Juice
- Dilated Peoples on the April 2004 issue of Juice
- Categories: Hip hop music magazine
- Circulation: about 80.000
- Publisher: Piranha Media GmbH
- Founded: 1997
- Final issue: November 2019 (print)
- Based in: Munich
- Language: German
- Website: juice.de

= Juice (German magazine) =

German hip hop magazine

Juice is a German online hip hop magazine and the biggest of its kind in Europe. It was a print publication between 1997 and November 2019. Then it began to be an online magazine. In every issue, readers find interviews with rappers and record reviews. The editors pick an 'album of the month' and, additional to the normal reviews, Juice features a 'battle of the ear': If the editorial staff's opinions about a record diverge strongly, it is reviewed by two different editors, each defending their point of view. In the magazine, records are rated with crowns on a scale from one to six.

Juice was published 11 times per year by Piranha Media until November 2019. In the first quarter of 2007, 28,757 copies were sold.

Other rubrics include the "All Time Classic", a two-page report about rappers or groups that have influenced hip hop culture or have released albums that are considered classics by today's standards.

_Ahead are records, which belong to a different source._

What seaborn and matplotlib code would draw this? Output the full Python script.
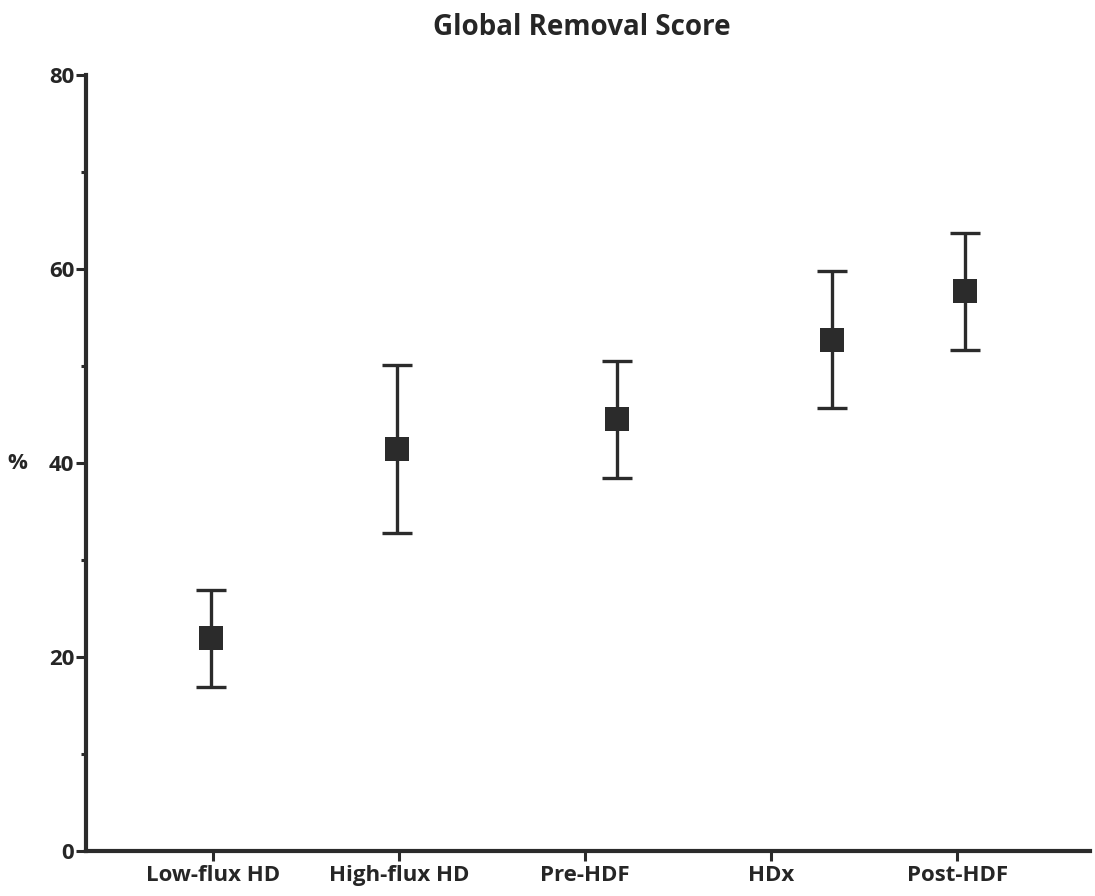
import matplotlib
matplotlib.use("Agg")
import matplotlib.pyplot as plt
import seaborn as sns
import pandas as pd
from matplotlib.ticker import MultipleLocator

categories = ["Low-flux HD", "High-flux HD", "Pre-HDF", "HDx", "Post-HDF"]
# horizontal placement of each marker as drawn in the original (category units)
marker_x = [-0.01, 0.99, 2.17, 3.33, 4.04]
means = [22.0, 41.4, 44.5, 52.7, 57.7]
upper = [26.9, 50.1, 50.5, 59.8, 63.7]
lower = [16.9, 32.8, 38.5, 45.7, 51.6]
y_ticks = [0, 20, 40, 60, 80]

sns.set_style("ticks")
plt.rcParams["font.family"] = ["Open Sans", "DejaVu Sans"]

df = pd.DataFrame({"x": marker_x, "mean": means, "upper": upper, "lower": lower})

fig = plt.figure(figsize=(10.95, 8.96), dpi=100)
ax = fig.add_axes([0.0785, 0.0502, 0.9170, 0.8661])

color = "#2b2b2b"
ax.errorbar(df["x"], df["mean"],
            yerr=[df["mean"] - df["lower"], df["upper"] - df["mean"]],
            fmt="none", ecolor=color, elinewidth=2.4, capsize=10.5, capthick=2.4, zorder=2)
sns.scatterplot(data=df, x="x", y="mean", marker="s", s=300, color=color,
                edgecolor=color, linewidth=0, ax=ax, zorder=3)

ax.set_xlim(-0.683, 4.715)
ax.set_ylim(0, 80)
ax.set_xticks(range(len(categories)))
ax.set_xticklabels(categories, fontsize=16, fontweight="bold")
ax.set_yticks(y_ticks)
ax.set_yticklabels([str(v) for v in y_ticks], fontsize=16, fontweight="bold")
ax.yaxis.set_minor_locator(MultipleLocator(10))
ax.tick_params(axis="both", which="major", direction="out", width=2.2, color=color)
ax.tick_params(axis="y", which="major", length=7.5, pad=1)
ax.tick_params(axis="y", which="minor", direction="out", length=3.8, width=2.2, color=color)
ax.tick_params(axis="x", which="major", length=7, pad=3)

for side in ["top", "right"]:
    ax.spines[side].set_visible(False)
for side in ["left", "bottom"]:
    ax.spines[side].set_linewidth(3)
    ax.spines[side].set_color(color)

ax.set_xlabel("")
ax.set_ylabel("%", rotation=0, fontsize=16, fontweight="bold", va="center", ha="center")
ax.yaxis.set_label_coords(-0.068, 0.5)
ax.set_title("Global Removal Score", fontsize=20, fontweight="bold", pad=29, x=0.494)

fig.savefig("out.png", dpi=100)
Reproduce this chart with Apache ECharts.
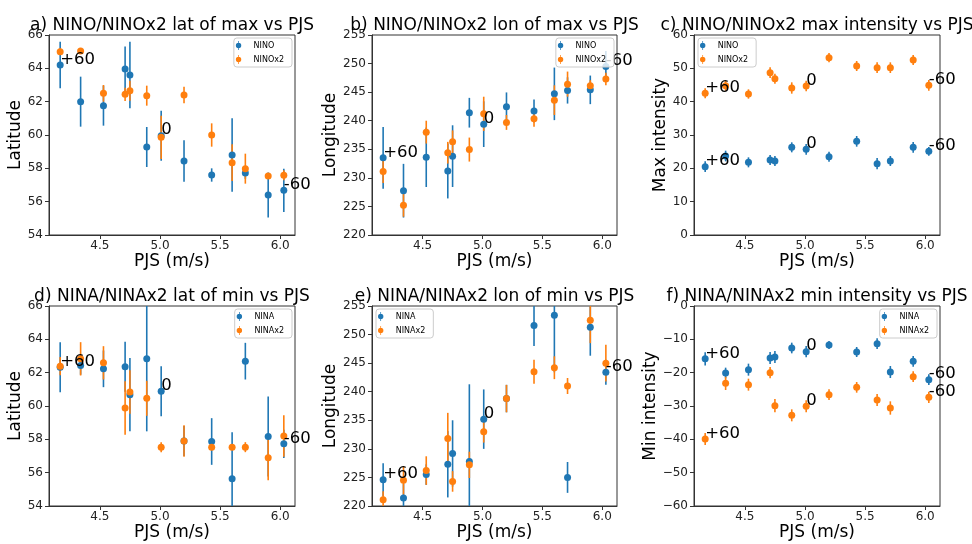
<!DOCTYPE html>
<html><head><meta charset="utf-8">
<script src="https://cdn.jsdelivr.net/npm/echarts@6/dist/echarts.min.js"></script>
<style>html,body{margin:0;padding:0;background:#fff}#c{width:972px;height:544px}</style>
</head><body><div id="c"></div>
<script>
// ---------------- data ----------------
const pjs = [4.17, 4.34, 4.53, 4.71, 4.75, 4.89, 5.01, 5.20, 5.43, 5.60, 5.71, 5.90, 6.03];
const xTicks = [4.5, 5.0, 5.5, 6.0];
const annotIdx = [0, 6, 12];
const annotText = ['+60', '0', '-60'];

// a) lat of max
const ninoLat     = [64.2, 62.0, 61.76, 63.96, 63.6, 59.28, 59.96, 58.44, 57.6, 58.8, 57.72, 56.4, 56.68];
const ninoLatErr  = [1.4, 1.5, 1.2, 1.35, 2.0, 1.2, 1.5, 1.25, 0.4, 2.2, 0.35, 1.35, 1.3];
const nino2Lat    = [65.0, 65.04, 62.5, 62.44, 62.66, 62.36, 59.86, 62.4, 60.0, 58.34, 57.98, 57.54, 57.58];
const nino2LatErr = [0.2, 0.1, 0.5, 0.4, 0.6, 0.6, 1.3, 0.5, 0.7, 1.1, 0.9, 0.15, 0.3];
// b) lon of max
const ninoLon     = [233.5, 227.75, 233.6, 231.2, 233.8, 241.4, 239.4, 242.45, 241.7, 244.7, 245.3, 245.4, 249.5];
const ninoLonErr  = [5.4, 4.7, 5.2, 4.8, 5.4, 2.6, 4.0, 2.5, 2.0, 4.6, 2.3, 2.5, 2.7];
const nino2Lon    = [231.1, 225.2, 238.0, 234.4, 236.3, 234.95, 241.2, 239.7, 240.35, 243.6, 246.4, 246.1, 247.3];
const nino2LonErr = [2.0, 2.0, 2.0, 1.9, 2.0, 2.1, 3.0, 1.3, 1.4, 2.6, 2.2, 1.0, 1.1];
// c) max intensity
const ninoMax     = [20.5, 23.7, 21.8, 22.5, 22.2, 26.3, 25.7, 23.5, 28.1, 21.4, 22.2, 26.3, 25.1];
const ninoMaxErr  = [1.6, 1.6, 1.5, 1.5, 1.5, 1.5, 1.6, 1.5, 1.6, 1.7, 1.5, 1.6, 1.3];
const nino2Max    = [42.5, 44.8, 42.3, 48.7, 46.9, 44.1, 44.7, 53.2, 50.7, 50.2, 50.2, 52.5, 44.9];
const nino2MaxErr = [1.5, 1.5, 1.4, 1.6, 1.5, 1.7, 1.6, 1.4, 1.5, 1.6, 1.6, 1.5, 1.6];
// d) lat of min
const ninaLat     = [62.33, 62.43, 62.23, 62.35, 60.68, 62.83, 60.88, 57.9, 57.87, 55.63, 62.69, 58.17, 57.73];
const ninaLatErr  = [1.5, 0.55, 1.1, 1.5, 2.2, 4.35, 1.5, 0.9, 1.4, 2.8, 1.1, 2.4, 0.85];
const nina2Lat    = [62.39, 62.83, 62.59, 59.88, 60.84, 60.46, 57.53, 57.9, 57.53, 57.53, 57.53, 56.9, 58.2];
const nina2LatErr = [0.55, 1.0, 1.0, 1.6, 1.3, 1.05, 0.3, 0.95, 0.15, 0.1, 0.3, 1.35, 1.25];
// e) lon of min
const ninaLon     = [224.6, 221.4, 225.5, 227.3, 229.2, 227.8, 235.2, 238.8, 251.6, 253.4, 225.0, 251.3, 243.4];
const ninaLonErr  = [2.9, 2.5, 1.8, 5.8, 5.8, 13.5, 5.2, 2.4, 3.6, 10.0, 2.7, 5.0, 2.2];
const nina2Lon    = [221.1, 224.5, 226.2, 231.8, 224.3, 227.2, 233.0, 238.8, 243.5, 244.2, 241.0, 252.5, 245.0];
const nina2LonErr = [1.5, 2.5, 2.5, 4.5, 1.8, 2.3, 1.9, 2.4, 2.1, 2.0, 1.4, 4.0, 3.2];
// f) min intensity
const ninaMin     = [-15.85, -20.1, -19.1, -15.6, -15.3, -12.6, -13.7, -11.7, -13.8, -11.3, -19.8, -16.6, -22.1];
const ninaMinErr  = [2.0, 1.6, 1.8, 1.8, 1.8, 1.6, 1.7, 1.2, 1.5, 1.6, 1.8, 1.6, 1.6];
const nina2Min    = [-39.9, -23.2, -23.6, -20.0, -29.9, -32.8, -30.1, -26.6, -24.4, -28.2, -30.6, -21.2, -27.4];
const nina2MinErr = [1.8, 2.0, 1.8, 1.7, 2.0, 1.8, 1.8, 1.6, 1.6, 1.8, 2.0, 1.6, 1.7];

// ---------------- layout / style ----------------
const FONT = 'DejaVu Sans';
const BLUE = '#1f77b4', ORANGE = '#ff7f0e';
const xr = Math.max(...pjs) - Math.min(...pjs);
const XMIN = Math.min(...pjs) - 0.05 * xr, XMAX = Math.max(...pjs) + 0.05 * xr;
const ERRICON = 'path://M2.6,0H3.4V10H2.6Z M6,5A3,3 0 1 1 0,5A3,3 0 1 1 6,5Z';

const panels = [
  {title:'a) NINO/NINOx2 lat of max vs PJS', yName:'Latitude', ymin:54, ymax:66, yint:2, names:['NINO','NINOx2'],
   s1:ninoLat, e1:ninoLatErr, s2:nino2Lat, e2:nino2LatErr, ann:[true,false],
   grid:{left:49, top:35, width:246, height:200}, leg:'right', nameGap:24},
  {title:'b) NINO/NINOx2 lon of max vs PJS', yName:'Longitude', ymin:220, ymax:255, yint:5, names:['NINO','NINOx2'],
   s1:ninoLon, e1:ninoLonErr, s2:nino2Lon, e2:nino2LonErr, ann:[true,false],
   grid:{left:372, top:35, width:245, height:200}, leg:'right', nameGap:30},
  {title:'c) NINO/NINOx2 max intensity vs PJS', yName:'Max intensity', ymin:0, ymax:60, yint:10, names:['NINO','NINOx2'],
   s1:ninoMax, e1:ninoMaxErr, s2:nino2Max, e2:nino2MaxErr, ann:[true,true],
   grid:{left:694, top:35, width:246, height:200}, leg:'left', nameGap:24},
  {title:'d) NINA/NINAx2 lat of min vs PJS', yName:'Latitude', ymin:54, ymax:66, yint:2, names:['NINA','NINAx2'],
   s1:ninaLat, e1:ninaLatErr, s2:nina2Lat, e2:nina2LatErr, ann:[true,false],
   grid:{left:49, top:306, width:246, height:200}, leg:'right', nameGap:24},
  {title:'e) NINA/NINAx2 lon of min vs PJS', yName:'Longitude', ymin:220, ymax:255, yint:5, names:['NINA','NINAx2'],
   s1:ninaLon, e1:ninaLonErr, s2:nina2Lon, e2:nina2LonErr, ann:[true,false],
   grid:{left:372, top:306, width:245, height:200}, leg:'left', nameGap:30},
  {title:'f) NINA/NINAx2 min intensity vs PJS', yName:'Min intensity', ymin:-60, ymax:0, yint:10, names:['NINA','NINAx2'],
   s1:ninaMin, e1:ninaMinErr, s2:nina2Min, e2:nina2MinErr, ann:[true,true],
   grid:{left:694, top:306, width:246, height:200}, leg:'right', nameGap:35},
];

function errRender(params, api) {
  const x = api.value(0), y = api.value(1), e = api.value(2);
  const p1 = api.coord([x, y + e]), p2 = api.coord([x, y - e]);
  return {type:'line', shape:{x1:p1[0], y1:p1[1], x2:p2[0], y2:p2[1]},
          style:{stroke: api.visual('color'), lineWidth:1.6}};
}
function makeAnnotRender(texts) {
  return function (params, api) {
    const p = api.coord([api.value(0), api.value(1)]);
    return {type:'text', x:p[0], y:p[1] + 3,
      style:{text: texts[params.dataIndex], fill:'#000', fontSize:16.5, fontFamily:FONT,
             align:'left', verticalAlign:'bottom'}};
  };
}

const titles = [], grids = [], xAxes = [], yAxes = [], legends = [], series = [];
panels.forEach((p, i) => {
  const g = p.grid;
  titles.push({text:p.title, left:g.left + g.width / 2, top:g.top - 17.5, textAlign:'center', textVerticalAlign:'top',
    padding:0, textStyle:{fontSize:17, fontWeight:'normal', color:'#000', fontFamily:FONT}});
  grids.push({left:g.left, top:g.top, width:g.width, height:g.height, show:true, borderColor:'#333', borderWidth:1,
    backgroundColor:'transparent'});
  xAxes.push({type:'value', gridIndex:i, min:XMIN, max:XMAX, name:'PJS (m/s)', nameLocation:'middle', nameGap:15,
    nameTextStyle:{fontSize:17, color:'#000', fontFamily:FONT},
    axisLine:{show:true, onZero:false, lineStyle:{color:'#333', width:1}},
    axisTick:{show:true, inside:false, length:4, customValues:xTicks, lineStyle:{color:'#333'}},
    axisLabel:{customValues:xTicks, formatter:v => Number(v).toFixed(1), fontSize:12, color:'#222', margin:5, fontFamily:FONT},
    splitLine:{show:false}});
  yAxes.push({type:'value', gridIndex:i, min:p.ymin, max:p.ymax, interval:p.yint, name:p.yName, nameLocation:'middle',
    nameGap:p.nameGap, nameTextStyle:{fontSize:17, color:'#000', fontFamily:FONT},
    axisLine:{show:true, onZero:false, lineStyle:{color:'#333', width:1}},
    axisTick:{show:true, inside:false, length:4, lineStyle:{color:'#333'}},
    axisLabel:{formatter:v => String(v).replace('-', '\u2212'), fontSize:12, color:'#222', margin:6, fontFamily:FONT},
    splitLine:{show:false}});
  const leg = {data:p.names, orient:'vertical', top:g.top + 3, itemWidth:20, itemHeight:9, itemGap:5, icon:ERRICON,
    padding:[3, 8, 3, 2], backgroundColor:'rgba(255,255,255,0.8)', borderColor:'#cccccc', borderWidth:1,
    borderRadius:3, textStyle:{fontSize:8, color:'#000', fontFamily:FONT}, selectedMode:false, z:10};
  if (p.leg === 'right') leg.right = 972 - (g.left + g.width) + 3; else leg.left = g.left + 4;
  legends.push(leg);

  const sets = [[p.s1, p.e1, BLUE, p.names[0]], [p.s2, p.e2, ORANGE, p.names[1]]];
  sets.forEach(([vals, errs, col, nm]) => {
    series.push({type:'custom', name:nm + ' err', xAxisIndex:i, yAxisIndex:i, renderItem:errRender, clip:true,
      data:pjs.map((x, k) => [x, vals[k], errs[k]]), encode:{x:0, y:1}, itemStyle:{color:col}, silent:true, z:2});
    series.push({type:'scatter', name:nm, xAxisIndex:i, yAxisIndex:i, symbol:'circle', symbolSize:7, clip:true,
      data:pjs.map((x, k) => [x, vals[k]]), itemStyle:{color:col, opacity:1}, silent:true, z:2});
  });
  sets.forEach(([vals], j) => {
    if (!p.ann[j]) return;
    series.push({type:'custom', name:'annot', xAxisIndex:i, yAxisIndex:i, renderItem:makeAnnotRender(annotText),
      clip:false, data:annotIdx.map(k => [pjs[k], vals[k]]), encode:{x:0, y:1}, silent:true, z:3});
  });
});

const chart = echarts.init(document.getElementById('c'), null, {renderer:'canvas'});
chart.setOption({animation:false, backgroundColor:'#fff', textStyle:{fontFamily:FONT},
  title:titles, grid:grids, xAxis:xAxes, yAxis:yAxes, legend:legends, series:series});
</script></body></html>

Featured artists include Tuff Crew, Coldcut, the WhoRidas, Newcleus, Kenny 'Dope' Gonzales, Hijack, X-Clan and K-Rino

Since 2005, both rappers and producers are asked to rate beats in a section called "...vs. the Beats". Featured performers are, among others: Amp Fiddler, Kano, the Saïan Supa Crew, St Laz New Industry Records, DJ Fade and Five Deez.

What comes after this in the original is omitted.